After you set it up from any workstation, then on any OTHER workstation, you can point SQL Server Management Studio at that CMS, and the list of servers is always in sync. Think of it as a server list repository.
CMS Drawback: Windows Authentication Only, And Only Your Login
The CMS server list is just a list of server names: nothing more, nothing less. Authentication is not saved at all. When you connect to any server in the CMS list, your Windows authentication is used. You can’t save an override list of logins, like an SA login for a specific server in the DMZ.
DBAs in large shops administer databases all over the world, in lots of domains that don’t trust each other, and in DMZs, and the Central Management Server is useless here. We can set up multiple CMS’s, one in each domain, but that’s not exactly ideal.
I hate this limitation. It means the CMS is nothing more than a centralized text file list of servers. But it’s what we’ve got, so let’s get over it. Either you can use a CMS, or you can’t. Those of you who can, keep reading.

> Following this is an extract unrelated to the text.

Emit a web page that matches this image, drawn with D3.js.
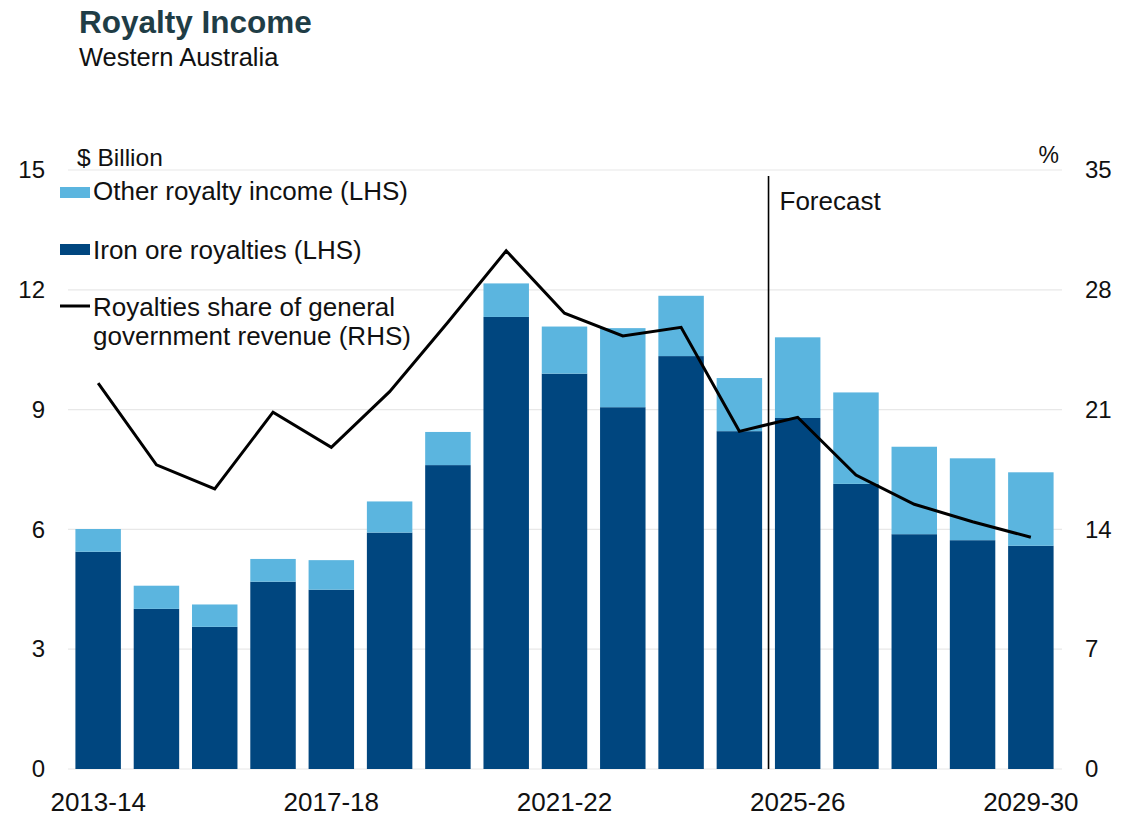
<!DOCTYPE html>
<html>
<head>
<meta charset="utf-8">
<script src="https://cdn.jsdelivr.net/npm/d3@7"></script>
<style>
  html, body { margin: 0; padding: 0; background: #ffffff; }
  svg { display: block; font-family: "Liberation Sans", Arial, Helvetica, sans-serif; }
</style>
</head>
<body>
<svg id="chart" width="1143" height="819"></svg>
<script>
// Financial years
const years = ["2013-14","2014-15","2015-16","2016-17","2017-18","2018-19","2019-20","2020-21",
               "2021-22","2022-23","2023-24","2024-25","2025-26","2026-27","2027-28","2028-29","2029-30"];
// Royalty income, $ billion
const ironOre = [5.44, 4.01, 3.56, 4.69, 4.49, 5.92, 7.61, 11.32, 9.90, 9.06, 10.34, 8.46, 8.79, 7.14, 5.88, 5.73, 5.59];
const otherRoyalty = [0.57, 0.58, 0.56, 0.57, 0.74, 0.78, 0.83, 0.84, 1.18, 1.98, 1.51, 1.33, 2.02, 2.29, 2.19, 2.05, 1.84];
// Royalties share of general government revenue, %
const royaltyShare = [22.54, 17.77, 16.36, 20.85, 18.80, 22.05, 26.10, 30.28, 26.63, 25.30, 25.81, 19.73, 20.55, 17.18, 15.47, 14.45, 13.54];
// Axis ticks
const leftTicks = [0, 3, 6, 9, 12, 15];
const rightTicks = [0, 7, 14, 21, 28, 35];
const xTickLabels = ["2013-14", "2017-18", "2021-22", "2025-26", "2029-30"];
const firstForecastYear = "2025-26";

const colIron = "#00467f";
const colOther = "#5bb5df";

const svg = d3.select("#chart");

const plot = { left: 68, right: 1062, top: 170, bottom: 769 };

const x = d3.scaleBand()
  .domain(years)
  .range([69, 1060])
  .paddingInner(0.22)
  .paddingOuter(0.11);

const yL = d3.scaleLinear().domain([0, 15]).range([plot.bottom, plot.top]);
const yR = d3.scaleLinear().domain([0, 35]).range([plot.bottom, plot.top]);

// Title block
svg.append("text")
  .attr("x", 79).attr("y", 33)
  .attr("font-size", 31.5).attr("font-weight", "bold")
  .attr("fill", "#1f3d46")
  .text("Royalty Income");
svg.append("text")
  .attr("x", 79).attr("y", 66)
  .attr("font-size", 25.5).attr("fill", "#111")
  .text("Western Australia");

// Horizontal gridlines
svg.append("g")
  .selectAll("line")
  .data(leftTicks)
  .join("line")
  .attr("x1", plot.left).attr("x2", plot.right)
  .attr("y1", d => yL(d)).attr("y2", d => yL(d))
  .attr("stroke", "#e8e8e8").attr("stroke-width", 1.2);

// Stacked bars
const rows = years.map((yr, i) => ({ year: yr, iron: ironOre[i], other: otherRoyalty[i] }));
const stacked = d3.stack().keys(["iron", "other"])(rows);
const colours = { iron: colIron, other: colOther };

svg.append("g")
  .selectAll("g")
  .data(stacked)
  .join("g")
  .attr("fill", s => colours[s.key])
  .selectAll("rect")
  .data(s => s)
  .join("rect")
  .attr("x", d => x(d.data.year))
  .attr("width", x.bandwidth())
  .attr("y", d => yL(d[1]))
  .attr("height", d => yL(d[0]) - yL(d[1]));

// Forecast divider
const fx = x(firstForecastYear) - (x.step() - x.bandwidth()) / 2;
svg.append("line")
  .attr("x1", fx).attr("x2", fx)
  .attr("y1", 176).attr("y2", plot.bottom)
  .attr("stroke", "#000").attr("stroke-width", 1.6);
svg.append("text")
  .attr("x", fx + 11).attr("y", 210)
  .attr("font-size", 26).attr("fill", "#111")
  .text("Forecast");

// Royalty share line (RHS)
const line = d3.line()
  .x((d, i) => x(years[i]) + x.bandwidth() / 2)
  .y(d => yR(d));
svg.append("path")
  .datum(royaltyShare)
  .attr("d", line)
  .attr("fill", "none")
  .attr("stroke", "#000")
  .attr("stroke-width", 3)
  .attr("stroke-linejoin", "miter");

// Left axis
const axL = svg.append("g")
  .attr("transform", "translate(45,0)")
  .call(d3.axisLeft(yL).tickValues(leftTicks).tickSize(0).tickPadding(0));
axL.select(".domain").remove();
axL.selectAll("text").attr("font-size", 24).attr("fill", "#111")
  .attr("font-family", "'Liberation Sans', Arial, sans-serif");

// Right axis
const axR = svg.append("g")
  .attr("transform", "translate(1085,0)")
  .call(d3.axisRight(yR).tickValues(rightTicks).tickSize(0).tickPadding(0));
axR.select(".domain").remove();
axR.selectAll("text").attr("font-size", 24).attr("fill", "#111")
  .attr("font-family", "'Liberation Sans', Arial, sans-serif");

// Bottom axis
const axB = svg.append("g")
  .attr("transform", `translate(0,${plot.bottom})`)
  .call(d3.axisBottom(x).tickValues(xTickLabels).tickSize(0).tickPadding(24));
axB.select(".domain").remove();
axB.selectAll("text").attr("font-size", 26).attr("fill", "#111")
  .attr("font-family", "'Liberation Sans', Arial, sans-serif");

// Axis units
svg.append("text")
  .attr("x", 77).attr("y", 166)
  .attr("font-size", 24.5).attr("fill", "#111")
  .text("$ Billion");
svg.append("text")
  .attr("x", 1059).attr("y", 163)
  .attr("text-anchor", "end")
  .attr("font-size", 23).attr("fill", "#111")
  .text("%");

// Legend
const legend = svg.append("g");
legend.append("rect").attr("x", 60).attr("y", 187).attr("width", 30).attr("height", 11).attr("fill", colOther);
legend.append("text").attr("x", 93).attr("y", 200).attr("font-size", 26).attr("fill", "#111")
  .text("Other royalty income (LHS)");
legend.append("rect").attr("x", 60).attr("y", 244).attr("width", 30).attr("height", 11).attr("fill", colIron);
legend.append("text").attr("x", 93).attr("y", 259).attr("font-size", 26).attr("fill", "#111")
  .text("Iron ore royalties (LHS)");
legend.append("line").attr("x1", 60).attr("x2", 90).attr("y1", 306).attr("y2", 306)
  .attr("stroke", "#000").attr("stroke-width", 3);
legend.append("text").attr("x", 93).attr("y", 316).attr("font-size", 26).attr("fill", "#111")
  .text("Royalties share of general");
legend.append("text").attr("x", 93).attr("y", 345).attr("font-size", 26).attr("fill", "#111")
  .text("government revenue (RHS)");
</script>
</body>
</html>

Next Drawback: Group Management Won’t Apply to the CMS
When you pick your Central Management Server, it needs to be a server that you won’t need to run multi-server queries against. In the screenshot below, my CMS is the server P-SQL20081, and I’m trying to register P-SQL20081 as one of the registered servers:
To understand why this is an issue, you have to understand what CMS registered server groups are useful for: multi-server queries and policy-based management. Say I have groups for Development, Lab, QA and Production. When I want to run a multi-server query against all of my development boxes, or I want to evaluate a policy against all of them, I right-click on the Group D registration and click New Query or Evaluation Policies:
The problem is that if I can’t register the server P-SQL20081 inside Group D, then I can’t include it in group queries or policy-based management for that group.
Furthermore, if I right-click on P-SQL20081 and click New Query, I do get a group-execute query – but it does not include the CMS. The query only executes against all of the registered servers, and since you can’t include the CMS as a registered server in its own server lists, it’s effectively outside of all management groups. Therefore, when choosing a CMS, choose carefully – it needs to be a somewhat highly available server, since all of your DBAs will be relying on it for a server list, but at the same time, it can’t really be managed the same way, so it’s almost a throwaway.
My solution was to add a separate instance on a development box just to be my CMS – MyDevServerName\CMS. That way, the box was reliable, but the instance doesn’t store any databases.